Final report of not more than 30 pages and a 2-page summary of key findings. Some of the
information can be included as annexes to the report.
The report format is predefined (although we are open for the consultant to add additional
information/ perspective not requested).
Information to be presented should be disaggregated by sex, age, and disability where
appropriate and feasible.
The final evaluation report must be delivered by 29 th May 2026.
Proposed Tasks
Task:
Lead person
Proposed
Timeline
# of
Days
Inception meeting with the Project team and sharing
relevant project documents with consultant
CASL Team
Detailed inception report including detailed methodology
and tools, data quality assurance procedures and data
management.
Consultant
Review inception report and draft tools and feedback to
consultant
CASL Team
Final inception report and tools finalized and shared; Consultant
Data collection (OH and SoC) Consultant
Data cleaning, analysis and sharing of first draft report Consultant
CASL team review draft report and feedback to consultant CASL Team
Submit second draft report addressing comments on the
first draft
Consultant
Review second draft report and feedback to consultant CASL Team
Address comments and share final reports (i.e., full
report) Consultant
Total number of Days 60
Quality Assurance:
The consultant is responsible to ensure data validity, consistency, and accuracy and to submit
reports written in good Standard English. If these standards are not met, the consultant will, at
his/her own expense, make the necessary amendments to bring the reports to the required standards.
Consultant Requirements:
The consultant must:
Be able to travel to project locations (as long as it is deemed safe to do so).

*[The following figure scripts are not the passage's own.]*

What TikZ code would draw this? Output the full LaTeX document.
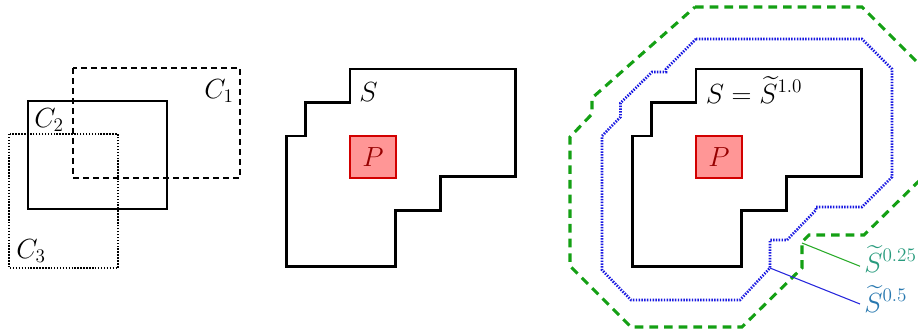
\documentclass[tikz,border=0pt]{standalone}
\usepackage{amsmath}
\definecolor{gdash}{RGB}{20,160,20}
\definecolor{bdot}{RGB}{25,25,225}
\definecolor{lteal}{RGB}{40,155,125}
\definecolor{lblue}{RGB}{40,120,175}
\definecolor{pfill}{RGB}{255,150,150}
\definecolor{pdraw}{RGB}{210,0,0}
\definecolor{ptext}{RGB}{150,0,0}
\definecolor{gline}{RGB}{40,170,40}
\definecolor{bline}{RGB}{40,40,220}
\tikzset{
  solidpoly/.style={line width=2.1pt, line join=miter},
  dashbox/.style={line width=1.6pt, dash pattern=on 4.5pt off 3pt},
  dotbox/.style={line width=1.6pt, dash pattern=on 1.1pt off 1.1pt},
  bluedot/.style={draw=bdot, line width=2pt, dash pattern=on 1.1pt off 1pt},
  greendash/.style={draw=gdash, line width=2.3pt, dash pattern=on 6.5pt off 4.5pt},
  lab/.style={inner sep=0pt, font=\fontsize{21.5}{26}\selectfont},
  pbox/.style={draw=pdraw, fill=pfill, line width=1.5pt},
}
\newcommand{\Spoly}{(350,69) -- (515.7,69) -- (515.7,176.7) -- (440.7,176.7) -- (440.7,210.7) -- (395.7,210.7) -- (395.7,266.7) -- (286.7,266.7) -- (286.7,136) -- (305.7,136) -- (305.7,102.3) -- (350,102.3) -- cycle}
\begin{document}
\begin{tikzpicture}[x=0.75pt,y=-0.75pt]
\useasboundingbox (0,0) rectangle (918,333);
\begin{scope}
\clip (0,0) rectangle (918,333);
% panel 1
\draw[solidpoly] (28,101) rectangle (167,209);
\draw[dashbox] (73,68) rectangle (240,178);
\draw[dotbox] (9,134) rectangle (118,268);
\node[lab, anchor=base west] (c1) at (204,98) {$C_1$};
\node[lab, anchor=base west] (c2) at (34,127.5) {$C_2$};
\node[lab, anchor=base west] (c3) at (16,258.5) {$C_3$};
% panel 2
\draw[solidpoly] \Spoly;
\draw[pbox] (350,136) rectangle (395.7,177.7);
\node[lab, text=ptext] (p2) at (372.9,157) {$P$};
\node[lab, anchor=base west] (s2) at (359,101) {$S$};
% panel 3
\draw[greendash] (695,7) -- (862,7) -- (923,68) -- (923,177) -- (864,235) -- (809,235) -- (802,242) -- (802,268) -- (742,327) -- (631,327) -- (570,266) -- (570,137) -- (592,114) -- (592,98) -- cycle;
\draw[bluedot] (696,39) -- (862,39) -- (892,69) -- (892,177) -- (862,207) -- (816,207) -- (816,210) -- (787,240) -- (770,240) -- (770,268) -- (740,300) -- (631,300) -- (602,270) -- (602,136) -- (620.5,117) -- (620.5,103) -- (652,72) -- (666,72) -- (666,69) -- cycle;
\begin{scope}[xshift=259.5pt]
\draw[solidpoly] \Spoly;
\draw[pbox] (350,136) rectangle (395.7,177.7);
\node[lab, text=ptext] (p3) at (372.9,157) {$P$};
\end{scope}
\node[lab, anchor=base west] (s3) at (705.5,103) {$S=\widetilde{S}^{1.0}$};
\coordinate (gv) at (802,243);
\coordinate (bv) at (770,268);
\node[lab, anchor=base west, text=lteal] (l25) at (864,272) {$\widetilde{S}^{0.25}$};
\node[lab, anchor=base west, text=lblue] (l5) at (864,312) {$\widetilde{S}^{0.5}$};
\draw[gline, line width=0.8pt] (gv) -- ([xshift=-3pt,yshift=4.3pt]l25.base west);
\draw[bline, line width=0.8pt] (bv) -- ([xshift=-3pt,yshift=6pt]l5.base west);
\end{scope}
\end{tikzpicture}
\end{document}
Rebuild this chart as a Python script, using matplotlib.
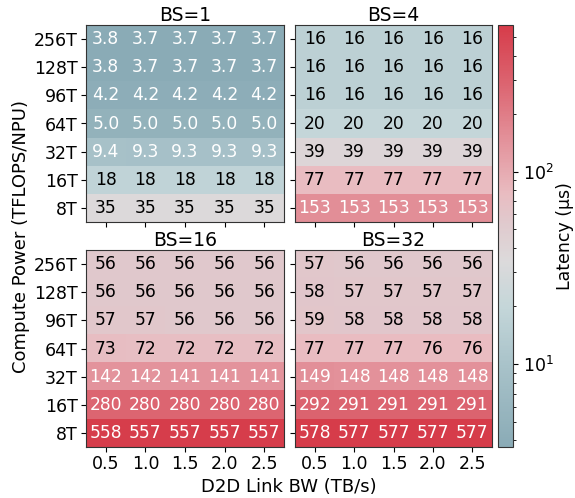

Be able to conduct interviews/FGDs in local languages (or have a team member who can do
so) and have fluent written English.
The consultant should possess the following qualities:
Proven knowledge and experience in OH and SoC facilitation
A demonstrated understanding of advocacy, collaboration and government engagement
approaches.
Demonstrated experience and understanding of the project objective areas, and an ability
to discuss them sensitively.
An appreciation and ability to apply strong ethical standards in engaging with
stakeholders, sensitive information, and topics.
An appreciation of ability to engage meaningfully with faith actors, CSOs and the
government.
Demonstrated experience of conducting qualitative data gathering, documentation and
interpretation/analysis
Experience of the International NGO sector and appreciation for the principles of working
in partnership.
Effective communication and facilitation skills.
Demonstrable experience in conducting high quality, credible evaluation study (examples
required) and capacity to work collaboratively with multiple stakeholders.
Christian Aid Roles and Responsibilities
CASL is responsible for full payment of the consultancy work depending on satisfactory
performance
Support in the mobilization of study participants including primary targets and other
stakeholders
Review and approval of all related documents submitted by the consultant including
technical proposal, budget, inception report, data collection tools including questionnaire,
comprehensive and summarized reports, and other related documents.
Payment:
Payment will be made in two (2) tranches:
First instalment of 70% (on consultant fees only whilst the other budgeted items will be paid in full)
upon submission of final inception report and data collection tools of appropriate quality
Second and final payment 30% of consultant fees upon submission of the following:
i. One (1) final evaluation report in English (30 pages)
ii. Soft copy of fully “cleaned” datasets of all collected data at least in Excel or other version
Proposal Development Process:
Financial Information
Financial breakdown (budget) detailing consultant(s) itemized fees, and administrative costs should
be submitted.
Submission of Proposal (Procedure):
The consultant will submit through the email addresses below the technical and financial proposal
and other supporting documents to sierra-leone-info@christian-aid.org copying in
msartie@christian-aid.org and mdimoh@christia-aid.org. Deadline for submissions is Close of
Business hour on the 27 th March 2026.
Address: Christian Aid Sierra Leone, CCSL Compound, 4B King Harman Road, Freetown.